• Instruction: Omit pictures and quote the listing below line by line, from its start through the line that holds "CJK SC', 'Noto".

----

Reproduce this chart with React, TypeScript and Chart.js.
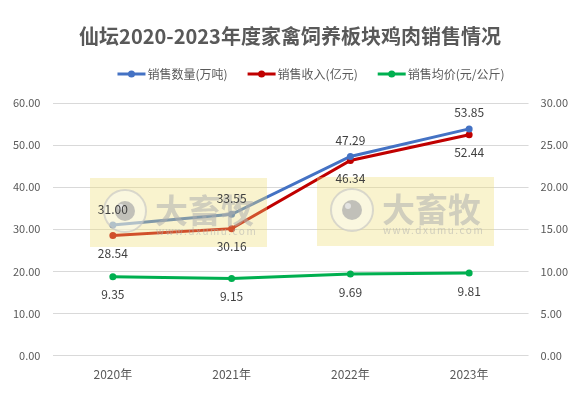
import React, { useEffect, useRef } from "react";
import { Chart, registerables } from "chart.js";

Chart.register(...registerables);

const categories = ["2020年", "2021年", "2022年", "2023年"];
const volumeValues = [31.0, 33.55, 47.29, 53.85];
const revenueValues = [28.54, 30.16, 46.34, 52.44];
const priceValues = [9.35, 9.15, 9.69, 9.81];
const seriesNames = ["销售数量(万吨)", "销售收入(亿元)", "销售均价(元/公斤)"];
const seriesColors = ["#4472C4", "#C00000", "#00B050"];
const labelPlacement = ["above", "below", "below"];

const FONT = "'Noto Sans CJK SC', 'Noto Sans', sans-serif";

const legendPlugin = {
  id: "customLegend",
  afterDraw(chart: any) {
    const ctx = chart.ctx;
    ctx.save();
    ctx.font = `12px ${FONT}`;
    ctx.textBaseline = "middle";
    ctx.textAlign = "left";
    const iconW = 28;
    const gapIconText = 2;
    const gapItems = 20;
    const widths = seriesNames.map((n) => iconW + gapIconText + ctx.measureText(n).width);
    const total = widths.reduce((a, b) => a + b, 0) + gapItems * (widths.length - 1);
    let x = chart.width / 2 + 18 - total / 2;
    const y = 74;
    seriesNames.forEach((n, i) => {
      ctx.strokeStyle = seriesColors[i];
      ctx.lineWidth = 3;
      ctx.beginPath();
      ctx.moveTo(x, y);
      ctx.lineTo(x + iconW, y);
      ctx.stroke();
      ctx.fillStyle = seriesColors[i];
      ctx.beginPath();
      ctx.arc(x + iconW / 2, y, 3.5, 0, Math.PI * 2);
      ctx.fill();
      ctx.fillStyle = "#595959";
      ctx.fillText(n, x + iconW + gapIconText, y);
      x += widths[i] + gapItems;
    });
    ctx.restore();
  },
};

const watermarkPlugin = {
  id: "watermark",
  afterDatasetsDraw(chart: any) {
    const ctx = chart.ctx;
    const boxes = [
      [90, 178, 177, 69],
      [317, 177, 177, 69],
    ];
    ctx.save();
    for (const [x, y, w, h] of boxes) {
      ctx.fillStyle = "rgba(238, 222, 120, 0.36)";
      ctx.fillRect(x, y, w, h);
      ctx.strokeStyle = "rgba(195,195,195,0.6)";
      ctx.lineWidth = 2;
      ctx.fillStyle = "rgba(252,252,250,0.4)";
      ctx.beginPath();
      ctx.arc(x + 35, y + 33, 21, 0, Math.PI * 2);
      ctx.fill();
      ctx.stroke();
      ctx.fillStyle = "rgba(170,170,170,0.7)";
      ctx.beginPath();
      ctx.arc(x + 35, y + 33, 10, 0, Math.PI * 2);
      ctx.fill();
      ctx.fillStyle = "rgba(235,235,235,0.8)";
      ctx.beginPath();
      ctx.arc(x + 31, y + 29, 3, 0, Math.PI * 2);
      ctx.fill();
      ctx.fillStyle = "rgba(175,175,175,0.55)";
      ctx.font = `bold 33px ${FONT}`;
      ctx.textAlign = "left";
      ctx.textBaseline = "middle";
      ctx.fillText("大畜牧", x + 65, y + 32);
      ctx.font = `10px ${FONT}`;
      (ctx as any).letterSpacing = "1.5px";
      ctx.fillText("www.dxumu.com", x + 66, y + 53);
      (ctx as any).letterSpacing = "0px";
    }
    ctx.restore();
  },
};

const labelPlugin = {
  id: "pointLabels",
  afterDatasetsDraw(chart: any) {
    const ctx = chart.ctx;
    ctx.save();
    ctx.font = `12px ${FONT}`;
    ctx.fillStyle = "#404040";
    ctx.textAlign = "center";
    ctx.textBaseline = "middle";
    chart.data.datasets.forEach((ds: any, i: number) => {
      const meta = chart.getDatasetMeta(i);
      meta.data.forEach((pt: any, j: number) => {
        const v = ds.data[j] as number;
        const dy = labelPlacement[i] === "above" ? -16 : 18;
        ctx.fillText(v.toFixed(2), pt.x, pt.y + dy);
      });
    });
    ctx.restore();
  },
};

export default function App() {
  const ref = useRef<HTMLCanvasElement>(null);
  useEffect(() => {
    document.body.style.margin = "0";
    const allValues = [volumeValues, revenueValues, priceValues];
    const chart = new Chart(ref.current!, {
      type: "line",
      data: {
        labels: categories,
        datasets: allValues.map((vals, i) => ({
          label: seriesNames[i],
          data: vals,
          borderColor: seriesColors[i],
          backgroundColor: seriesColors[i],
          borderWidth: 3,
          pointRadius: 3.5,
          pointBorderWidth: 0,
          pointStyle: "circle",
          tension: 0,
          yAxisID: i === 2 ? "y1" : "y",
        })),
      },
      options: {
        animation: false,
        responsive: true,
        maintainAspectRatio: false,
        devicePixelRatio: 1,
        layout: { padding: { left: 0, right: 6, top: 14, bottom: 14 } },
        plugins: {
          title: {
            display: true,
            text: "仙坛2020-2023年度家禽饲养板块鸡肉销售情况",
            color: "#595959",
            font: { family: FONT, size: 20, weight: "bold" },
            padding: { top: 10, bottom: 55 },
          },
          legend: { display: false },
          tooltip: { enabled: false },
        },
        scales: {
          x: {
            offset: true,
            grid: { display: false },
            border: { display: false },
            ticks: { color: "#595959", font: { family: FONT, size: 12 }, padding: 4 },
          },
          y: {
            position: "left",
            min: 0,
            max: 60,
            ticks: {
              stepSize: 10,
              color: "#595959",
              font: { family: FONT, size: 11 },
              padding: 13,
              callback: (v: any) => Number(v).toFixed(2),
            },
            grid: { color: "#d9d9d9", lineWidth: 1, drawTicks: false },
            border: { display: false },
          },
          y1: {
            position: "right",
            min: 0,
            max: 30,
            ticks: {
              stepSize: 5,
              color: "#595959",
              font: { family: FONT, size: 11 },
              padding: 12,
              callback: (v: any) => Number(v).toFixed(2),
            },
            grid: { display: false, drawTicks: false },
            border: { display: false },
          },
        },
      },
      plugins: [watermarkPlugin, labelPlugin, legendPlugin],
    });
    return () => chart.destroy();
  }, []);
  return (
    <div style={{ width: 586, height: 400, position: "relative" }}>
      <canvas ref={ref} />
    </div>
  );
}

----

• Expected answer:
Reproduce this chart with React, TypeScript and Chart.js.
import React, { useEffect, useRef } from "react";
import { Chart, registerables } from "chart.js";

Chart.register(...registerables);

const categories = ["2020年", "2021年", "2022年", "2023年"];
const volumeValues = [31.0, 33.55, 47.29, 53.85];
const revenueValues = [28.54, 30.16, 46.34, 52.44];
const priceValues = [9.35, 9.15, 9.69, 9.81];
const seriesNames = ["销售数量(万吨)", "销售收入(亿元)", "销售均价(元/公斤)"];
const seriesColors = ["#4472C4", "#C00000", "#00B050"];
const labelPlacement = ["above", "below", "below"];

const FONT = "'Noto Sans CJK SC', 'Noto Sans', sans-serif";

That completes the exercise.